PERIES: Now, one of the things that were reported by some other sources was that while the use of coal in the United States has gone down, production actually has not been reduced, and in fact it’s shifting to exporting coal. Has that–did you factor that in in your report?

SUSSAMS: It’s certainly something that we looked at, but the data suggests that isn’t happening. The U.S. EIA, which is the leading source of coal data in the U.S. actually suggests that over two hundred and fifty coal mines closed between 2011 and 2013. Now, that suggests the production is lowering in the U.S., but certainly you’re right in saying that a number of the U.S. producers were planning on exporting a lot of this product which was no longer demanded in the U.S. domestically.

However, in the report we suggest that perhaps there aren’t as many prosperous end markets for that product. China has seen its coal consumption actually decline this year for the first time since the turn of the century. That is a major, major shift, considering it’s a country that consumes half of the world’s coal. We are seeing similar downside demand factors occurring in India. So we think actually the seaborne trade market isn’t actually as prosperous as a lot of these U.S. producers believe it could be.

PERIES: So your report supports the evidence that this is now, a lot of the coal infrastructure is stranded assets?

SUSSAMS: Yeah, stranded assets is a concept that we’ve focused on since our inception here at the Carbon Factor Initiative. And this essentially relates to assets which don’t actually deliver the return expected of them when the investment was made, when the investment decision point was made. And yeah, we’re certainly seeing, with regards to the coal mine closures that I mentioned earlier, but also that it’s occurring in the utilities sector. Since 2010, fourteen gigawatts of U.S. coal plants have in fact retired early, and we consider this to be a trend that will continue.

Big investment banks such as Deutsche Bank actually forecast that the amount of coal plants that could retire by 2030 could be as much as ninety-two gigawatts. Now, this is huge amounts of stranded assets that would be passed on to the investors. Investors in these companies who will suffer significant value destruction as a result.

PERIES: And as far as the report is concerned, you stated that the Dow Jones total market coal sector index is down seventy-six percent over the last five years, compared to the Dow Jones industrial average that is up sixty-nine percent over the same period. So you also say that one of the drivers is the increased use of shale gas. So is it a matter of replacing one greenhouse gas emitting fossil fuel with the other?

SUSSAMS: Well, I guess that depends on your standpoint on whether or not gas, and shale gas in particular, is an effective transition fuel. Now, it’s clearly a politically sensitive topic, and one which is debated heavily, both in academia and in, and policy making, as to whether or not shale gas actually has climate benefits in terms of lower greenhouse gas emissions than coal.

Now, we haven’t yet looked at that in Carbon Tracker, and we don’t actually touch on that point in the report, but if you manage to keep fugitive emissions under control, it is undeniable that burning gas is about fifty percent lower in terms of its carbon intensity than burning coal. So–

PERIES: Now it is, the issue with shale gas is that it may not be emitting into the air the same way coal is, but it is actually much more costly to extract it.

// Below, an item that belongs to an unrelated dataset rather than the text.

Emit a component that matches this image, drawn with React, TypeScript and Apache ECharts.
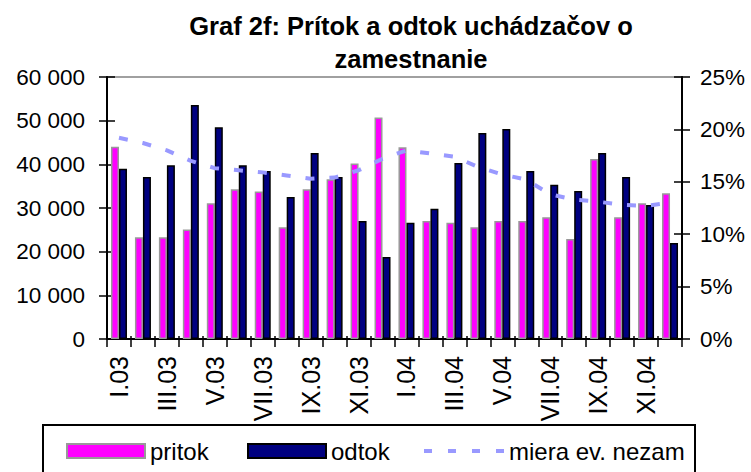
import React, { useEffect, useRef } from "react";
import * as echarts from "echarts";

const months = ["I", "II", "III", "IV", "V", "VI", "VII", "VIII", "IX", "X", "XI", "XII"];
const categories = [...months.map((m) => m + ".03"), ...months.map((m) => m + ".04")];

const pritok = [44000, 23300, 23300, 25100, 31100, 34300, 33800, 25600, 34300, 36600, 40200, 50700,
  43900, 27000, 26600, 25600, 27000, 27000, 27900, 22900, 41200, 27900, 31100, 33400];
const odtok = [39000, 37100, 39800, 53600, 48500, 39800, 38500, 32500, 42600, 37100, 27000, 18800,
  26600, 29800, 40300, 47200, 48100, 38500, 35300, 33900, 42600, 37100, 30700, 22000];
const miera = [19.2, 18.7, 18.0, 17.0, 16.3, 16.1, 15.9, 15.6, 15.3, 15.4, 16.1, 17.2,
  18.0, 17.7, 17.4, 16.4, 15.7, 15.2, 13.8, 13.3, 13.1, 12.8, 12.7, 13.0];

const titleText = "Graf 2f: Prítok a odtok uchádzačov o\nzamestnanie";
const seriesNames = ["pritok", "odtok", "miera ev. nezam"];

const FONT = "'Liberation Sans', Arial, sans-serif";

export default function App() {
  const ref = useRef<HTMLDivElement>(null);
  useEffect(() => {
    if (!ref.current) return;
    const chart = echarts.init(ref.current, null, { renderer: "svg" });
    const fmtThousands = (v: number) => String(v).replace(/\B(?=(\d{3})+(?!\d))/g, " ");
    const legendBase = {
      top: 434,
      itemWidth: 78,
      itemHeight: 14,
      textStyle: { color: "#000", fontSize: 24, fontFamily: FONT },
      selectedMode: false,
    };
    chart.setOption({
      animation: false,
      backgroundColor: "#fff",
      title: {
        text: titleText,
        left: 406,
        top: 4,
        textAlign: "center",
        textStyle: { fontSize: 25.5, fontWeight: "bold", fontFamily: FONT, color: "#000", lineHeight: 33 },
      },
      grid: { left: 107, right: 69, top: 77, bottom: 133, show: true, borderColor: "#a0a0a0", borderWidth: 2 },
      legend: [
        { ...legendBase, left: 61, data: [{ name: seriesNames[0], icon: "rect" }] },
        { ...legendBase, left: 242, data: [{ name: seriesNames[1], icon: "rect" }] },
        {
          ...legendBase,
          left: 417,
          itemWidth: 80,
          itemStyle: { opacity: 0 },
          lineStyle: { color: "#9999ff", width: 4, type: [8, 16] },
          data: [{ name: seriesNames[2] }],
        },
      ],
      xAxis: [
        {
          type: "category",
          data: categories,
          boundaryGap: true,
          axisLine: { lineStyle: { color: "#000", width: 2 } },
          axisTick: { show: true, length: 8, alignWithLabel: false, interval: 0, lineStyle: { color: "#000", width: 1.5 } },
          axisLabel: { interval: 1, rotate: 90, margin: 17, color: "#000", fontSize: 25, fontFamily: FONT },
        },
        {
          type: "category",
          data: categories,
          position: "bottom",
          boundaryGap: true,
          axisLine: { show: false },
          axisTick: { show: true, inside: true, length: 3, interval: 0, lineStyle: { color: "#000", width: 1.5 } },
          axisLabel: { show: false },
        },
      ],
      yAxis: [
        {
          type: "value",
          min: 0,
          max: 60000,
          interval: 10000,
          position: "left",
          axisLine: { show: true, lineStyle: { color: "#000", width: 2 } },
          axisTick: { show: true, length: 8, lineStyle: { color: "#000", width: 1.5 } },
          axisLabel: { margin: 22, color: "#000", fontSize: 22.5, fontFamily: FONT, formatter: fmtThousands },
          splitLine: { show: false },
        },
        {
          type: "value",
          min: 0,
          max: 25,
          interval: 5,
          position: "right",
          axisLine: { show: true, lineStyle: { color: "#000", width: 2 } },
          axisTick: { show: true, length: 8, lineStyle: { color: "#000", width: 1.5 } },
          axisLabel: { margin: 18, color: "#000", fontSize: 22.5, fontFamily: FONT, formatter: "{value}%" },
          splitLine: { show: false },
        },
        {
          type: "value",
          min: 0,
          max: 60000,
          interval: 10000,
          position: "left",
          axisLine: { show: false },
          axisTick: { show: true, inside: true, length: 8, lineStyle: { color: "#000", width: 1.5 } },
          axisLabel: { show: false },
          splitLine: { show: false },
        },
        {
          type: "value",
          min: 0,
          max: 25,
          interval: 5,
          position: "right",
          axisLine: { show: false },
          axisTick: { show: true, inside: true, length: 8, lineStyle: { color: "#000", width: 1.5 } },
          axisLabel: { show: false },
          splitLine: { show: false },
        },
      ],
      series: [
        {
          name: seriesNames[0],
          type: "bar",
          data: pritok,
          barWidth: 8,
          barGap: "0%",
          itemStyle: { color: "#ff00ff", borderColor: "#999999", borderWidth: 1.5 },
        },
        {
          name: seriesNames[1],
          type: "bar",
          data: odtok,
          barWidth: 8,
          barGap: "0%",
          itemStyle: { color: "#000080", borderColor: "#000", borderWidth: 1.5 },
        },
        {
          name: seriesNames[2],
          type: "line",
          yAxisIndex: 1,
          data: miera,
          symbol: "none",
          smooth: false,
          z: 5,
          itemStyle: { color: "#9999ff" },
          lineStyle: { color: "#9999ff", width: 4, type: [9, 15] },
        },
      ],
      graphic: [
        {
          type: "rect",
          shape: { x: 43, y: 425, width: 652, height: 70 },
          style: { fill: "none", stroke: "#000", lineWidth: 2 },
          z: 0,
        },
      ],
    });
    return () => chart.dispose();
  }, []);
  return <div ref={ref} style={{ position: "fixed", left: 0, top: 0, width: 751, height: 472 }} />;
}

SUSSAMS: It could be more expensive. I mean, again–

PERIES: And emitting, also, I should add. Also it emits more in order, the energy used to extract it.

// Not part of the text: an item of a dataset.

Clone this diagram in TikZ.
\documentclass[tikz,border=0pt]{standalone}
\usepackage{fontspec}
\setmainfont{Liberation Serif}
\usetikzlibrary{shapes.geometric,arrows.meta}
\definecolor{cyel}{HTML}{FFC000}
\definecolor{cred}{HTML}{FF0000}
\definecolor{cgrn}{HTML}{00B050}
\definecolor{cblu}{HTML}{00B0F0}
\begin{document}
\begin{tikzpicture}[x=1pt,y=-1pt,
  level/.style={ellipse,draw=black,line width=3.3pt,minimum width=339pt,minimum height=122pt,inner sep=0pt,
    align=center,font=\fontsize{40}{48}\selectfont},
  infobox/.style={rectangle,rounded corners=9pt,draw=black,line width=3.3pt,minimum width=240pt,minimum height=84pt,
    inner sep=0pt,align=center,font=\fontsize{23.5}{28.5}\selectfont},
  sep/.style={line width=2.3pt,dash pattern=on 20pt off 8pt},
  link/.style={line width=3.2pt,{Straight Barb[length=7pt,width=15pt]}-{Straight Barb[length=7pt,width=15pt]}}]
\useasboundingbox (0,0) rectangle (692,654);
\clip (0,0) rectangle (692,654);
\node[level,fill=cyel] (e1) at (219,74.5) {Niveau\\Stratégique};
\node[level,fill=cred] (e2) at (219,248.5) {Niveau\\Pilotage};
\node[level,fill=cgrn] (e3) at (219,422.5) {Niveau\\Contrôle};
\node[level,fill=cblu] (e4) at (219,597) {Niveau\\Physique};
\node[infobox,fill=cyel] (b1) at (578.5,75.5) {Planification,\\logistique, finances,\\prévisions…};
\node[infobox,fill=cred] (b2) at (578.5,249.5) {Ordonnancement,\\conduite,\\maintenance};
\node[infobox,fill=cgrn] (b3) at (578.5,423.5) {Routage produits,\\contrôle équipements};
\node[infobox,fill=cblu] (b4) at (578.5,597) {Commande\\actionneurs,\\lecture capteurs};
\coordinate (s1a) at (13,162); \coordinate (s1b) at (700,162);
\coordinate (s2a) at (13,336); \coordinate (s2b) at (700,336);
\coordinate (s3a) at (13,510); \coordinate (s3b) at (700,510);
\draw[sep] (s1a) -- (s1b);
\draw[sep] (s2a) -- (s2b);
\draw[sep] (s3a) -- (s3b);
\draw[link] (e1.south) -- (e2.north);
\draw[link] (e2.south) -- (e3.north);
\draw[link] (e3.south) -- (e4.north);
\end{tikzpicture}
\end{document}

SUSSAMS: Oh, in terms of … oh, I see. Again, I think there are, the reports on that and estimates made of the total energy intensity across the life cycle of producing either via shale gas or via coal still vary quite considerably. But again, I would echo that if you manage to keep fugitive emissions under control, and keep that to around one percent in terms of its leak rate, then perhaps shale gas actually does deliver climate benefits over coal.

PERIES: Now, when you look at certain predictions in terms of the growth of the oil sector, reports are still saying that the coal sector’s expected to grow. What’s your response to that?

SUSSAMS: Again, it really depends on your opinion on what will happen in non-OECD countries. Now, coal consumption in non-OECD countries is already declining. So that means that the future of the coal industry really is relying on a few big, major non-OECD emerging markets. And I mentioned China, which is already beginning to decline its coal consumption, which is an unparalleled shift compared to the levels of growth they’ve been experiencing over the last ten years.

But then if you also take India out of the equation, as they try and actually source a lot more of their demand domestically with their own production, they recently announced that they plan to cut imports of coal to zero within the next three years. Now, that spells big problems for major coal exporters such as the U.S., but also Indonesia and Australia, and should serve as a warning to investors in those companies.

PERIES: And let’s turn to the political situation here in the United States. The Republican majority in the U.S. House and Senate have called Obama’s stricter regulations on coal-burning plants a war on coal. And for those who work in the coal industry and in places like West Virginia and Kentucky where, you know, the heart of coal production in the United States, who’s relied on this sector for livelihood and survival. Is there a plan, I guess, in the environmental movement for transitioning these workers from fossil fuel industries? In this case, coal to clean energy?

SUSSAMS: It’s a good question. I mean, jobs will obviously be created from the growth markets that result from this energy transition and the transition to a lower-carbon economy.

Now, with regards to Obama’s regulations, it’s proven that they will deliver significant health, environmental and climactic benefits. For example, the clean power plan that was most recently announced, which rules, or proposes, that U.S. coal, existing coal plants, have to reduce their emissions by thirty percent. That’s estimated by deliver $55-93 billion dollars of climatic, environmental, and health benefits by 2020 alone. Now, I think it’s clear to see from those numbers the motivation behind the introduction of these U.S. EPA regulations.

PERIES: All right. Thank you so much for joining us today, Luke, and we look forward to ongoing reports from Carbon Tracker.

SUSSAMS: Thank you very much, thanks.

PERIES: And thank you for joining us on The Real News Network.